--- EXERCISE BRIEF ---
Print exactly the lines running from the one that holds "Give me the matplotlib source for this chart." through the one that holds "yf = top + (bottom", please, and leave the pictures out.

--- RAW RECORDS ---

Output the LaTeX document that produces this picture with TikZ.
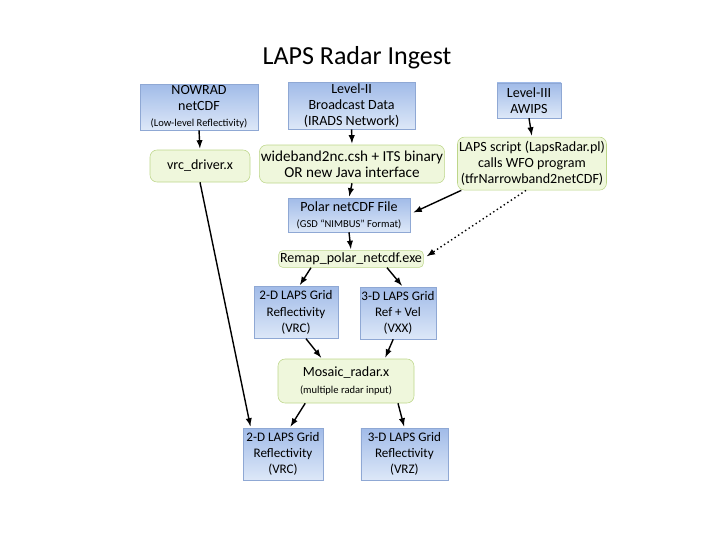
\documentclass[tikz,border=0pt]{standalone}
\usepackage{fontspec}
\setmainfont{Carlito}
\usepackage{xcolor}
\usepackage{tikz}
\usetikzlibrary{arrows,positioning,calc}

\definecolor{boxblueT}{HTML}{A1BBE8}
\definecolor{boxblueB}{HTML}{DDE8F8}
\definecolor{boxblueD}{HTML}{8FA8D4}
\definecolor{boxgreenT}{HTML}{E3F0C4}
\definecolor{boxgreenB}{HTML}{EFF7DC}
\definecolor{boxgreenD}{HTML}{BDD68A}

\newcommand{\smalltxt}{\fontsize{7.5}{9}\selectfont}
\newcommand{\gridtxt}{\fontsize{9.3}{11.5}\selectfont}

\begin{document}
\begin{tikzpicture}[
	bluebox/.style={draw=boxblueD,top color=boxblueT,bottom color=boxblueB,align=center,font=\fontsize{10}{11.5}\selectfont,inner sep=1pt},
	greenbox/.style={draw=boxgreenD,fill=boxgreenB,rounded corners=5pt,align=center,font=\fontsize{10}{11.5}\selectfont,inner sep=1pt},
	arr/.style={-latex,line width=1pt,shorten >=1pt}]
	\useasboundingbox (0,0) rectangle (18,-13.5);
		\node (title) at (8.925,-1.45) {\fontsize{18.5}{20}\selectfont LAPS Radar Ingest};
		% inputs
		\node[bluebox,minimum width=2.95cm,minimum height=1.1cm] (nowrad) at (4.975,-2.675) {NOWRAD\\netCDF\\{\smalltxt(Low-level Reflectivity)}};
		\node[bluebox,minimum width=3.175cm,minimum height=1.125cm] (level2) at (8.79,-2.64) {Level-II\\Broadcast Data\\(IRADS Network)};
		\node[bluebox,minimum width=1.6cm,minimum height=0.875cm] (level3) at (13.225,-2.51) {Level-III\\AWIPS};
		% processing
		\node[greenbox,minimum width=2.5cm,minimum height=0.8cm] (vrcdriver) at (5.0,-4.15) {vrc\_driver.x};
		\node[greenbox,minimum width=4.5cm,minimum height=0.95cm,font=\fontsize{10.8}{11.5}\selectfont] (wideband) at (8.8,-4.1) {wideband2nc.csh + ITS binary\\OR new Java interface};
		\node[greenbox,minimum width=3.725cm,minimum height=1.325cm] (lapsscript) at (13.3,-4.09) {LAPS script (LapsRadar.pl)\\calls WFO program\\(tfrNarrowband2netCDF)};
		\node[bluebox,minimum width=3.05cm,minimum height=0.85cm] (polar) at (8.725,-5.375) {Polar netCDF File\\{\smalltxt(GSD ``NIMBUS'' Format)}};
		\node[greenbox,rounded corners=3pt,minimum width=3.6cm,minimum height=0.42cm] (remap) at (8.775,-6.475) {Remap\_polar\_netcdf.exe};
		\node[bluebox,minimum width=2.1cm,minimum height=1.3cm,font=\gridtxt] (gridvrc) at (7.4,-7.81) {2-D LAPS Grid\\Reflectivity\\(VRC)};
		\node[bluebox,minimum width=1.85cm,minimum height=1.3cm,font=\gridtxt] (gridvxx) at (9.95,-7.825) {3-D LAPS Grid\\Ref + Vel\\(VXX)};
		\node[greenbox,minimum width=3.4cm,minimum height=1.1cm] (mosaic) at (8.65,-9.525) {Mosaic\_radar.x\\{\smalltxt(multiple radar input)}};
		% outputs
		\node[bluebox,minimum width=2.0cm,minimum height=1.3cm,font=\gridtxt] (outvrc) at (7.075,-11.35) {2-D LAPS Grid\\Reflectivity\\(VRC)};
		\node[bluebox,minimum width=2.175cm,minimum height=1.3cm,font=\gridtxt] (outvrz) at (10.11,-11.35) {3-D LAPS Grid\\Reflectivity\\(VRZ)};
		% connectors
		\draw[arr] (nowrad.south) -- (vrcdriver.north);
		\draw[arr] (vrcdriver.south) -- ([xshift=0.2cm]outvrc.north west);
		\draw[arr] (level2.south) -- (wideband.north);
		\draw[arr] (wideband.south) -- (polar.north);
		\draw[arr] (level3.south) -- (lapsscript.north);
		\draw[arr] ([xshift=0.1cm]lapsscript.south west) -- ([xshift=0.05cm,yshift=0.05cm]polar.east);
		\draw[arr,dotted] ([xshift=-0.15cm]lapsscript.south) -- ([xshift=0.05cm,yshift=0.05cm]remap.east);
		\draw[arr] (polar.south) -- (remap.north);
		\draw[arr] ([xshift=-1cm]remap.south) -- ([xshift=0.08cm]gridvrc.north);
		\draw[arr] ([xshift=0.9cm]remap.south) -- ([xshift=0.12cm]gridvxx.north);
		\draw[arr] ([xshift=0.25cm]gridvrc.south) -- ([xshift=-0.6cm]mosaic.north);
		\draw[arr] ([xshift=-0.12cm]gridvxx.south) -- ([xshift=0.97cm]mosaic.north);
		\draw[arr] ([xshift=-1.02cm]mosaic.south) -- ([xshift=0.17cm]outvrc.north);
		\draw[arr] ([xshift=1.3cm]mosaic.south) -- (outvrz.north);
	\end{tikzpicture}
\end{document}
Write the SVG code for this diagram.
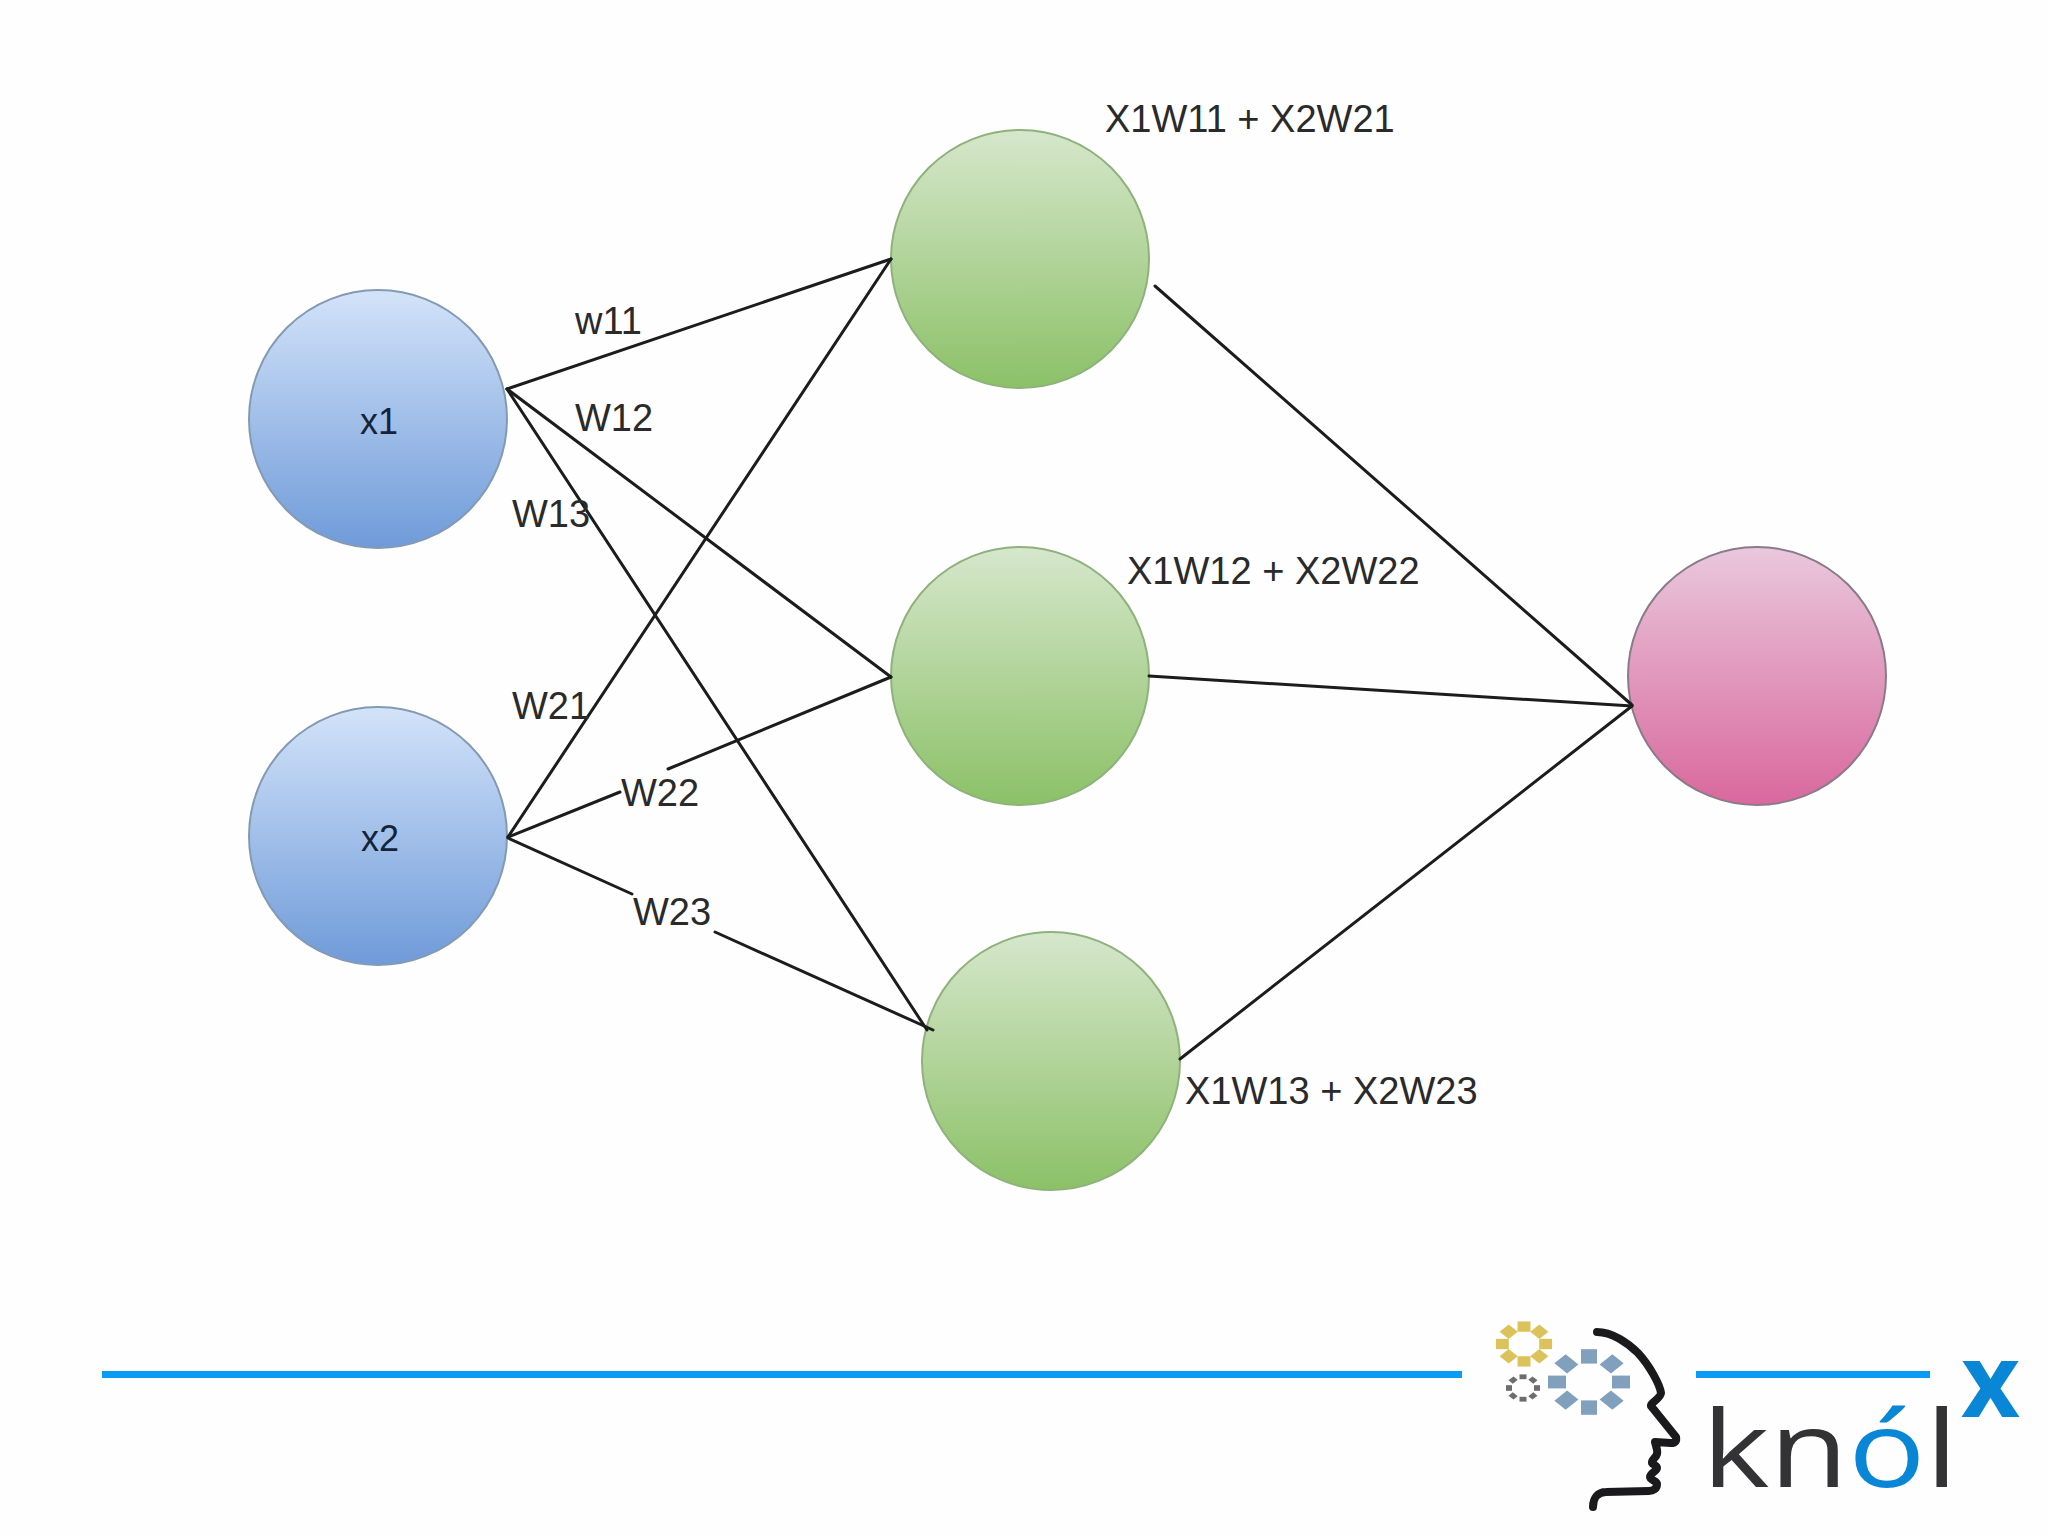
<svg xmlns="http://www.w3.org/2000/svg" width="2048" height="1535" viewBox="0 0 2048 1535">
<style>
.blue{fill:url(#gb);stroke:#8499b4;stroke-width:2}
.green{fill:url(#gg);stroke:#8fb27c;stroke-width:2}
.pink{fill:url(#gp);stroke:#8b7a88;stroke-width:2}
.t{font-family:"Liberation Sans",Arial,sans-serif;font-size:38px;fill:#2a2a2a}
.n{text-anchor:middle;fill:#14233a;font-size:36px}
.c line{stroke:#1c1c1c;stroke-width:3;stroke-linecap:round}
.bar{fill:#0a9bf5}
.logo{font-family:"Open Sans","Noto Sans",sans-serif}
</style>
<defs>
<linearGradient id="gb" x1="0" y1="0" x2="0" y2="1"><stop offset="0" stop-color="#d3e3f9"/><stop offset="1" stop-color="#6f9bd9"/></linearGradient>
<linearGradient id="gg" x1="0" y1="0" x2="0" y2="1"><stop offset="0" stop-color="#d6e7cc"/><stop offset="1" stop-color="#8cc167"/></linearGradient>
<linearGradient id="gp" x1="0" y1="0" x2="0" y2="1"><stop offset="0" stop-color="#e9c8dc"/><stop offset="1" stop-color="#d9689d"/></linearGradient>
<g id="gearY"><rect x="-5.5" y="-24" width="11" height="11"/><rect x="-5.5" y="-24" width="11" height="11" transform="rotate(45)"/><rect x="-5.5" y="-24" width="11" height="11" transform="rotate(90)"/><rect x="-5.5" y="-24" width="11" height="11" transform="rotate(135)"/><rect x="-5.5" y="-24" width="11" height="11" transform="rotate(180)"/><rect x="-5.5" y="-24" width="11" height="11" transform="rotate(225)"/><rect x="-5.5" y="-24" width="11" height="11" transform="rotate(270)"/><rect x="-5.5" y="-24" width="11" height="11" transform="rotate(315)"/></g>
<g id="gearB"><rect x="-8" y="-41" width="16" height="18"/><rect x="-8" y="-41" width="16" height="18" transform="rotate(45)"/><rect x="-8" y="-41" width="16" height="18" transform="rotate(90)"/><rect x="-8" y="-41" width="16" height="18" transform="rotate(135)"/><rect x="-8" y="-41" width="16" height="18" transform="rotate(180)"/><rect x="-8" y="-41" width="16" height="18" transform="rotate(225)"/><rect x="-8" y="-41" width="16" height="18" transform="rotate(270)"/><rect x="-8" y="-41" width="16" height="18" transform="rotate(315)"/></g>
<g id="gearG"><rect x="-3.5" y="-17" width="7" height="6"/><rect x="-3.5" y="-17" width="7" height="6" transform="rotate(45)"/><rect x="-3.5" y="-17" width="7" height="6" transform="rotate(90)"/><rect x="-3.5" y="-17" width="7" height="6" transform="rotate(135)"/><rect x="-3.5" y="-17" width="7" height="6" transform="rotate(180)"/><rect x="-3.5" y="-17" width="7" height="6" transform="rotate(225)"/><rect x="-3.5" y="-17" width="7" height="6" transform="rotate(270)"/><rect x="-3.5" y="-17" width="7" height="6" transform="rotate(315)"/></g>
</defs>
<rect width="2048" height="1535" fill="#fefefe"/>
<g id="n-x1"><circle class="blue" cx="378" cy="419" r="129"/><text class="t n" x="379" y="434">x1</text></g>
<g id="n-x2"><circle class="blue" cx="378" cy="836" r="129"/><text class="t n" x="380" y="851">x2</text></g>
<g id="n-h1"><circle class="green" cx="1020" cy="259" r="129"/><text class="t" x="1105" y="132">X1W11 + X2W21</text></g>
<g id="n-h2"><circle class="green" cx="1020" cy="676" r="129"/><text class="t" x="1127" y="584">X1W12 + X2W22</text></g>
<g id="n-h3"><circle class="green" cx="1051" cy="1061" r="129"/><text class="t" x="1185" y="1104">X1W13 + X2W23</text></g>
<g id="n-out"><circle class="pink" cx="1757" cy="676" r="129"/></g>
<g id="connectors" class="c">
<line x1="507" y1="389" x2="891" y2="259"/>
<line x1="507" y1="389" x2="891" y2="677"/>
<line x1="507" y1="389" x2="927" y2="1030"/>
<line x1="508" y1="837" x2="891" y2="259"/>
<line x1="508" y1="837" x2="620" y2="792"/>
<line x1="668" y1="769" x2="891" y2="677"/>
<line x1="508" y1="838" x2="632" y2="894"/>
<line x1="715" y1="932" x2="933" y2="1030"/>
<line x1="1155" y1="286" x2="1632" y2="705"/>
<line x1="1149" y1="676" x2="1632" y2="706"/>
<line x1="1180" y1="1059" x2="1632" y2="706"/>
</g>
<g id="labels">
<text class="t" x="575" y="334">w11</text>
<text class="t" x="575" y="431">W12</text>
<text class="t" x="512" y="527">W13</text>
<text class="t" x="512" y="719">W21</text>
<text class="t" x="621" y="806">W22</text>
<text class="t" x="633" y="925">W23</text>
</g>
<g id="footer">
<rect class="bar" x="102" y="1371" width="1360" height="7"/>
<rect class="bar" x="1696" y="1371" width="234" height="7"/>
<use href="#gearY" transform="translate(1524 1344) scale(1.17 .94)" fill="#dcc25a"/>
<use href="#gearB" transform="translate(1589 1382) scale(1 .8)" fill="#81a0bd"/>
<use href="#gearG" transform="translate(1523 1388) scale(1 .8)" fill="#6d6d70"/>
<path d="M1597 1332C1612 1332 1628 1343 1638 1353C1650 1366 1660 1385 1661 1393C1661 1398 1650 1403 1651 1406L1676 1437C1677 1441 1675 1443 1671 1443L1655 1442C1656 1447 1658 1450 1657 1454C1656 1458 1651 1460 1652 1463C1653 1465 1657 1465 1657 1468C1657 1471 1650 1473 1650 1477C1650 1480 1657 1481 1657 1484C1657 1489 1653 1491 1649 1491L1606 1492C1598 1492 1593 1498 1593 1507" fill="none" stroke="#1a1a1c" stroke-width="8" stroke-linecap="round" stroke-linejoin="round"/>
<text class="logo" x="1702" y="1487" font-size="107" font-weight="500" fill="#333336" textLength="256" lengthAdjust="spacingAndGlyphs">kn<tspan fill="#0a86d6">ó</tspan>l</text>
<text class="logo" x="1961" y="1417" font-size="102" font-weight="700" fill="#0a86d6">x</text>
</g>
</svg>
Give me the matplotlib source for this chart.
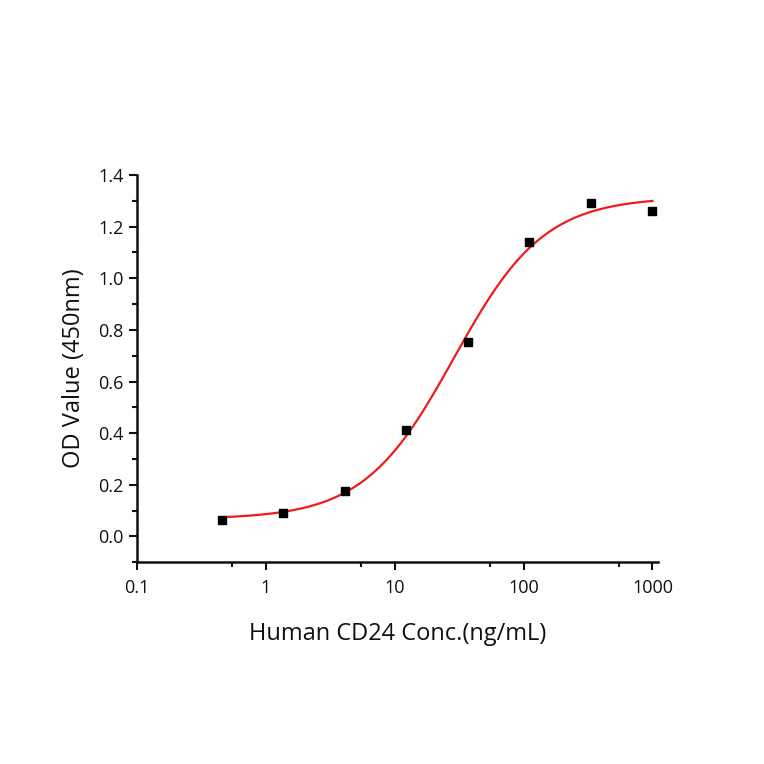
import numpy as np
import matplotlib
matplotlib.use("Agg")
import matplotlib.pyplot as plt
from matplotlib.ticker import FixedLocator, NullFormatter, MultipleLocator

conc = [0.457, 1.372, 4.115, 12.35, 37.04, 111.1, 333.3, 1000.0]
od = [0.065, 0.092, 0.178, 0.411, 0.753, 1.141, 1.292, 1.260]
x_ticks = [0.1, 1, 10, 100, 1000]
x_tick_labels = ["0.1", "1", "10", "100", "1000"]
y_ticks = [0.0, 0.2, 0.4, 0.6, 0.8, 1.0, 1.2, 1.4]

plt.rcParams['font.family'] = ['Open Sans', 'DejaVu Sans']

# 4-parameter logistic fit (grid over EC50 and Hill slope, linear solve for bottom/top)
xd = np.array(conc)
yd = np.array(od)
best = None
for lx0 in np.linspace(0.5, 2.5, 401):
    for p in np.linspace(0.5, 2.5, 201):
        f = 1.0 / (1.0 + (xd / 10**lx0) ** p)
        A = np.column_stack([f, 1 - f])
        coef, *_ = np.linalg.lstsq(A, yd, rcond=None)
        r = np.sum((A @ coef - yd) ** 2)
        if best is None or r < best[0]:
            best = (r, lx0, p, coef)
_, lx0, p, (bottom, top) = best
xf = np.logspace(np.log10(conc[0]), np.log10(conc[-1]), 300)
yf = top + (bottom - top) / (1 + (xf / 10**lx0) ** p)

fig = plt.figure(figsize=(7.64, 7.64), dpi=100)
ax = fig.add_axes([0.179, 0.264, 0.682, 0.507])
ax.plot(xf, yf, color='#ee1c1c', lw=1.6, zorder=2)
ax.scatter(conc, od, marker='s', s=40, color='black', zorder=3)
ax.set_xscale('log')
ax.set_xlim(0.1, 1100)
ax.set_ylim(-0.1, 1.4)
ax.xaxis.set_major_locator(FixedLocator(x_ticks))
ax.set_xticklabels(x_tick_labels)
ax.xaxis.set_minor_locator(FixedLocator([0.55, 5.5, 55, 550]))
ax.xaxis.set_minor_formatter(NullFormatter())
ax.set_yticks(y_ticks)
ax.set_yticklabels([f"{v:.1f}" for v in y_ticks])
ax.yaxis.set_minor_locator(MultipleLocator(0.1))
for s in ['top', 'right']:
    ax.spines[s].set_visible(False)
for s in ['left', 'bottom']:
    ax.spines[s].set_linewidth(1.8)
    ax.spines[s].set_color('#111111')
ax.spines['left'].set_bounds(-0.1, 1.4)
ax.tick_params(which='major', direction='out', length=6, width=1.5, labelsize=13, colors='#111111')
ax.tick_params(which='minor', direction='out', length=3.5, width=1.5, colors='#111111')
ax.tick_params(axis='x', pad=6)
ax.set_xlabel('Human CD24 Conc.(ng/mL)', fontsize=17, labelpad=18, color='#111111')
ax.set_ylabel('OD Value (450nm)', fontsize=17, labelpad=9, color='#111111')
fig.savefig('out.png', dpi=100)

--- TASK OUTPUT ---
Give me the matplotlib source for this chart.
import numpy as np
import matplotlib
matplotlib.use("Agg")
import matplotlib.pyplot as plt
from matplotlib.ticker import FixedLocator, NullFormatter, MultipleLocator

conc = [0.457, 1.372, 4.115, 12.35, 37.04, 111.1, 333.3, 1000.0]
od = [0.065, 0.092, 0.178, 0.411, 0.753, 1.141, 1.292, 1.260]
x_ticks = [0.1, 1, 10, 100, 1000]
x_tick_labels = ["0.1", "1", "10", "100", "1000"]
y_ticks = [0.0, 0.2, 0.4, 0.6, 0.8, 1.0, 1.2, 1.4]

plt.rcParams['font.family'] = ['Open Sans', 'DejaVu Sans']

# 4-parameter logistic fit (grid over EC50 and Hill slope, linear solve for bottom/top)
xd = np.array(conc)
yd = np.array(od)
best = None
for lx0 in np.linspace(0.5, 2.5, 401):
    for p in np.linspace(0.5, 2.5, 201):
        f = 1.0 / (1.0 + (xd / 10**lx0) ** p)
        A = np.column_stack([f, 1 - f])
        coef, *_ = np.linalg.lstsq(A, yd, rcond=None)
        r = np.sum((A @ coef - yd) ** 2)
        if best is None or r < best[0]:
            best = (r, lx0, p, coef)
_, lx0, p, (bottom, top) = best
xf = np.logspace(np.log10(conc[0]), np.log10(conc[-1]), 300)
yf = top + (bottom - top) / (1 + (xf / 10**lx0) ** p)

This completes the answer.